═══ Dataset excerpt

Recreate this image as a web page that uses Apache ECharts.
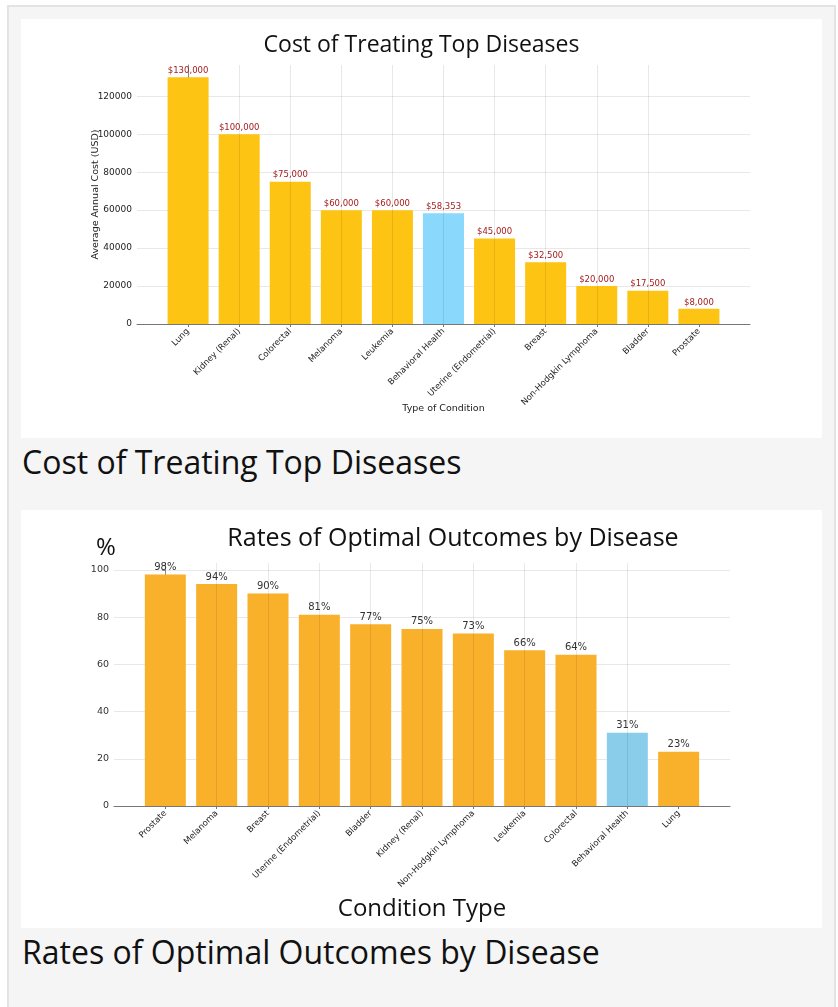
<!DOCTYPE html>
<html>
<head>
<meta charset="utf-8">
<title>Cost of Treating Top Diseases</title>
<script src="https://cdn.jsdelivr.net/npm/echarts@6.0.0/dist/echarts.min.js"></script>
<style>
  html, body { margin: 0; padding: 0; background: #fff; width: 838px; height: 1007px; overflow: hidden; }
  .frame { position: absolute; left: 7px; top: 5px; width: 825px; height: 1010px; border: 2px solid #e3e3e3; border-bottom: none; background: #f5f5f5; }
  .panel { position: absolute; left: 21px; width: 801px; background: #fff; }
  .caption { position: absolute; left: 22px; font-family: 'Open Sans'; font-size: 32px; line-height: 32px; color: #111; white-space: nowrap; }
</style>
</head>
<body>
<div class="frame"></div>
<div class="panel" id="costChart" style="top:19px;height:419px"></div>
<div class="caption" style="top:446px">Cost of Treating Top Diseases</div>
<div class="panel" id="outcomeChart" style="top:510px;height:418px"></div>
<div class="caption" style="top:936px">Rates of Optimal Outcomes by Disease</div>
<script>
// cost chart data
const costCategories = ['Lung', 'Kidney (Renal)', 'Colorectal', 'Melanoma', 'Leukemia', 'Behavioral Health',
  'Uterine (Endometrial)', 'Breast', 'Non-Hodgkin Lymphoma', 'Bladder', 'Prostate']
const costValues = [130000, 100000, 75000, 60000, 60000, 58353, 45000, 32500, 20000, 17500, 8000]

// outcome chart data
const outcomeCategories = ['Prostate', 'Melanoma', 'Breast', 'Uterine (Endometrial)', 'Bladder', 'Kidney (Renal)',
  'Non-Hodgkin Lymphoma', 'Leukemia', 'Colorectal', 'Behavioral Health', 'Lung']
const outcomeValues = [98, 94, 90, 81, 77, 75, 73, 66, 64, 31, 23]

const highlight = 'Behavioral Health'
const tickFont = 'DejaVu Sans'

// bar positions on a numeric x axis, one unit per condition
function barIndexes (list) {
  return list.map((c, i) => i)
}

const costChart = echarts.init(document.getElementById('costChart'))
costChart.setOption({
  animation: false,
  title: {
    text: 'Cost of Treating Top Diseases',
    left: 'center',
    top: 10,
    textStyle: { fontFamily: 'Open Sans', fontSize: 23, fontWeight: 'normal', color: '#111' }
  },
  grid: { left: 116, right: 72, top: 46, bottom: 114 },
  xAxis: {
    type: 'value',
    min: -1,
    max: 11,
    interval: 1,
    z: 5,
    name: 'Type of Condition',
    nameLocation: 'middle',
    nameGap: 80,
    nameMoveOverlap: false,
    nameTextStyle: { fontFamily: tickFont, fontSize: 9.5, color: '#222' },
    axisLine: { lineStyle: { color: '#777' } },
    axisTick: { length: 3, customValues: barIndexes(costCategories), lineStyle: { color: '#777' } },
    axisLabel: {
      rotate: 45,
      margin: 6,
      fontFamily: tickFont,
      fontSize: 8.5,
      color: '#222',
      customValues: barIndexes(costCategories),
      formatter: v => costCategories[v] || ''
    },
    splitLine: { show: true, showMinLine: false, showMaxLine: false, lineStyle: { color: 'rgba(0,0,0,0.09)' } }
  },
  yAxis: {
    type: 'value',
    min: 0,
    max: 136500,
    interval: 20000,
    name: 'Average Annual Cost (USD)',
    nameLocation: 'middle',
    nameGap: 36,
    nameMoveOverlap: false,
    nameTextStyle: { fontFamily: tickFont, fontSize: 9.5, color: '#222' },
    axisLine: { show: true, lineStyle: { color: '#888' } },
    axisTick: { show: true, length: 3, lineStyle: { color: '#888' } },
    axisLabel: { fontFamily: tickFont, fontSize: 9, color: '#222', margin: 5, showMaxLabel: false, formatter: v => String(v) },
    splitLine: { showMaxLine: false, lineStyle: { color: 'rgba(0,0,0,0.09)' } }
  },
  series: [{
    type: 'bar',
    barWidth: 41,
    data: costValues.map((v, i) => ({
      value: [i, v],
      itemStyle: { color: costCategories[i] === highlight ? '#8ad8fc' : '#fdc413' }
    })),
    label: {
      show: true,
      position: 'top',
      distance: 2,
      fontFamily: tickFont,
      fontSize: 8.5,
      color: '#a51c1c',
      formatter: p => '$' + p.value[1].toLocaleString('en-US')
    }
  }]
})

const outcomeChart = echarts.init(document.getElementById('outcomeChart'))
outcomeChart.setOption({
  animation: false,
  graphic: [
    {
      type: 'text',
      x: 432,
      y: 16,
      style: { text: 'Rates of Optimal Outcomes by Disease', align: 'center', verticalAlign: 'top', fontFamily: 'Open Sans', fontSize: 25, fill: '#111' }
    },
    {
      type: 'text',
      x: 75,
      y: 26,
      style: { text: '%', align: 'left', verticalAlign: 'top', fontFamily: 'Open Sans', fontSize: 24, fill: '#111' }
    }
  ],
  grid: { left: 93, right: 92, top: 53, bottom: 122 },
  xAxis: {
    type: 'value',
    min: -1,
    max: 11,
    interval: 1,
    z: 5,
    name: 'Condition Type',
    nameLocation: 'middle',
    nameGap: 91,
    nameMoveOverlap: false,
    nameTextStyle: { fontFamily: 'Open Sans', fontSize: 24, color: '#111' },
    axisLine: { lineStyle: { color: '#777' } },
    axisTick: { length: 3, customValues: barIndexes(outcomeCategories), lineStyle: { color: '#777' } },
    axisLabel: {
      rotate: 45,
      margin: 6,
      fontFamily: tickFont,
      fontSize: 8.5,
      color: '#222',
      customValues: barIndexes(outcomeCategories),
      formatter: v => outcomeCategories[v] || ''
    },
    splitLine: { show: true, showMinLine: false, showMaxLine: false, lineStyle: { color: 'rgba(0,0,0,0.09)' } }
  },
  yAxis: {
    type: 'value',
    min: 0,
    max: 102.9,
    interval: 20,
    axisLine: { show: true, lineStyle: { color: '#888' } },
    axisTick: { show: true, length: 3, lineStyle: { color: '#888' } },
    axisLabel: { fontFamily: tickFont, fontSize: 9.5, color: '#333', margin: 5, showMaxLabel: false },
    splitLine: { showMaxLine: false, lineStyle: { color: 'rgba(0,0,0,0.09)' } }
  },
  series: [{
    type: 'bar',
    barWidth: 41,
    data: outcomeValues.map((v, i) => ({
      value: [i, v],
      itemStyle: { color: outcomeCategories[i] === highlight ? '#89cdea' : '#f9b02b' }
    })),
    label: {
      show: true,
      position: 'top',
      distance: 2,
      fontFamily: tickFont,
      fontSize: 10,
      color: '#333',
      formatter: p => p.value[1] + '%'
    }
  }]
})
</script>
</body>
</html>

══════

Problem details —
Write the full listing out again with every line unchanged, but include no pictures.

Output for this exercise —
Recreate this image as a web page that uses Apache ECharts.
<!DOCTYPE html>
<html>
<head>
<meta charset="utf-8">
<title>Cost of Treating Top Diseases</title>
<script src="https://cdn.jsdelivr.net/npm/echarts@6.0.0/dist/echarts.min.js"></script>
<style>
  html, body { margin: 0; padding: 0; background: #fff; width: 838px; height: 1007px; overflow: hidden; }
  .frame { position: absolute; left: 7px; top: 5px; width: 825px; height: 1010px; border: 2px solid #e3e3e3; border-bottom: none; background: #f5f5f5; }
  .panel { position: absolute; left: 21px; width: 801px; background: #fff; }
  .caption { position: absolute; left: 22px; font-family: 'Open Sans'; font-size: 32px; line-height: 32px; color: #111; white-space: nowrap; }
</style>
</head>
<body>
<div class="frame"></div>
<div class="panel" id="costChart" style="top:19px;height:419px"></div>
<div class="caption" style="top:446px">Cost of Treating Top Diseases</div>
<div class="panel" id="outcomeChart" style="top:510px;height:418px"></div>
<div class="caption" style="top:936px">Rates of Optimal Outcomes by Disease</div>
<script>
// cost chart data
const costCategories = ['Lung', 'Kidney (Renal)', 'Colorectal', 'Melanoma', 'Leukemia', 'Behavioral Health',
  'Uterine (Endometrial)', 'Breast', 'Non-Hodgkin Lymphoma', 'Bladder', 'Prostate']
const costValues = [130000, 100000, 75000, 60000, 60000, 58353, 45000, 32500, 20000, 17500, 8000]

// outcome chart data
const outcomeCategories = ['Prostate', 'Melanoma', 'Breast', 'Uterine (Endometrial)', 'Bladder', 'Kidney (Renal)',
  'Non-Hodgkin Lymphoma', 'Leukemia', 'Colorectal', 'Behavioral Health', 'Lung']
const outcomeValues = [98, 94, 90, 81, 77, 75, 73, 66, 64, 31, 23]

const highlight = 'Behavioral Health'
const tickFont = 'DejaVu Sans'

// bar positions on a numeric x axis, one unit per condition
function barIndexes (list) {
  return list.map((c, i) => i)
}

const costChart = echarts.init(document.getElementById('costChart'))
costChart.setOption({
  animation: false,
  title: {
    text: 'Cost of Treating Top Diseases',
    left: 'center',
    top: 10,
    textStyle: { fontFamily: 'Open Sans', fontSize: 23, fontWeight: 'normal', color: '#111' }
  },
  grid: { left: 116, right: 72, top: 46, bottom: 114 },
  xAxis: {
    type: 'value',
    min: -1,
    max: 11,
    interval: 1,
    z: 5,
    name: 'Type of Condition',
    nameLocation: 'middle',
    nameGap: 80,
    nameMoveOverlap: false,
    nameTextStyle: { fontFamily: tickFont, fontSize: 9.5, color: '#222' },
    axisLine: { lineStyle: { color: '#777' } },
    axisTick: { length: 3, customValues: barIndexes(costCategories), lineStyle: { color: '#777' } },
    axisLabel: {
      rotate: 45,
      margin: 6,
      fontFamily: tickFont,
      fontSize: 8.5,
      color: '#222',
      customValues: barIndexes(costCategories),
      formatter: v => costCategories[v] || ''
    },
    splitLine: { show: true, showMinLine: false, showMaxLine: false, lineStyle: { color: 'rgba(0,0,0,0.09)' } }
  },
  yAxis: {
    type: 'value',
    min: 0,
    max: 136500,
    interval: 20000,
    name: 'Average Annual Cost (USD)',
    nameLocation: 'middle',
    nameGap: 36,
    nameMoveOverlap: false,
    nameTextStyle: { fontFamily: tickFont, fontSize: 9.5, color: '#222' },
    axisLine: { show: true, lineStyle: { color: '#888' } },
    axisTick: { show: true, length: 3, lineStyle: { color: '#888' } },
    axisLabel: { fontFamily: tickFont, fontSize: 9, color: '#222', margin: 5, showMaxLabel: false, formatter: v => String(v) },
    splitLine: { showMaxLine: false, lineStyle: { color: 'rgba(0,0,0,0.09)' } }
  },
  series: [{
    type: 'bar',
    barWidth: 41,
    data: costValues.map((v, i) => ({
      value: [i, v],
      itemStyle: { color: costCategories[i] === highlight ? '#8ad8fc' : '#fdc413' }
    })),
    label: {
      show: true,
      position: 'top',
      distance: 2,
      fontFamily: tickFont,
      fontSize: 8.5,
      color: '#a51c1c',
      formatter: p => '$' + p.value[1].toLocaleString('en-US')
    }
  }]
})

const outcomeChart = echarts.init(document.getElementById('outcomeChart'))
outcomeChart.setOption({
  animation: false,
  graphic: [
    {
      type: 'text',
      x: 432,
      y: 16,
      style: { text: 'Rates of Optimal Outcomes by Disease', align: 'center', verticalAlign: 'top', fontFamily: 'Open Sans', fontSize: 25, fill: '#111' }
    },
    {
      type: 'text',
      x: 75,
      y: 26,
      style: { text: '%', align: 'left', verticalAlign: 'top', fontFamily: 'Open Sans', fontSize: 24, fill: '#111' }
    }
  ],
  grid: { left: 93, right: 92, top: 53, bottom: 122 },
  xAxis: {
    type: 'value',
    min: -1,
    max: 11,
    interval: 1,
    z: 5,
    name: 'Condition Type',
    nameLocation: 'middle',
    nameGap: 91,
    nameMoveOverlap: false,
    nameTextStyle: { fontFamily: 'Open Sans', fontSize: 24, color: '#111' },
    axisLine: { lineStyle: { color: '#777' } },
    axisTick: { length: 3, customValues: barIndexes(outcomeCategories), lineStyle: { color: '#777' } },
    axisLabel: {
      rotate: 45,
      margin: 6,
      fontFamily: tickFont,
      fontSize: 8.5,
      color: '#222',
      customValues: barIndexes(outcomeCategories),
      formatter: v => outcomeCategories[v] || ''
    },
    splitLine: { show: true, showMinLine: false, showMaxLine: false, lineStyle: { color: 'rgba(0,0,0,0.09)' } }
  },
  yAxis: {
    type: 'value',
    min: 0,
    max: 102.9,
    interval: 20,
    axisLine: { show: true, lineStyle: { color: '#888' } },
    axisTick: { show: true, length: 3, lineStyle: { color: '#888' } },
    axisLabel: { fontFamily: tickFont, fontSize: 9.5, color: '#333', margin: 5, showMaxLabel: false },
    splitLine: { showMaxLine: false, lineStyle: { color: 'rgba(0,0,0,0.09)' } }
  },
  series: [{
    type: 'bar',
    barWidth: 41,
    data: outcomeValues.map((v, i) => ({
      value: [i, v],
      itemStyle: { color: outcomeCategories[i] === highlight ? '#89cdea' : '#f9b02b' }
    })),
    label: {
      show: true,
      position: 'top',
      distance: 2,
      fontFamily: tickFont,
      fontSize: 10,
      color: '#333',
      formatter: p => p.value[1] + '%'
    }
  }]
})
</script>
</body>
</html>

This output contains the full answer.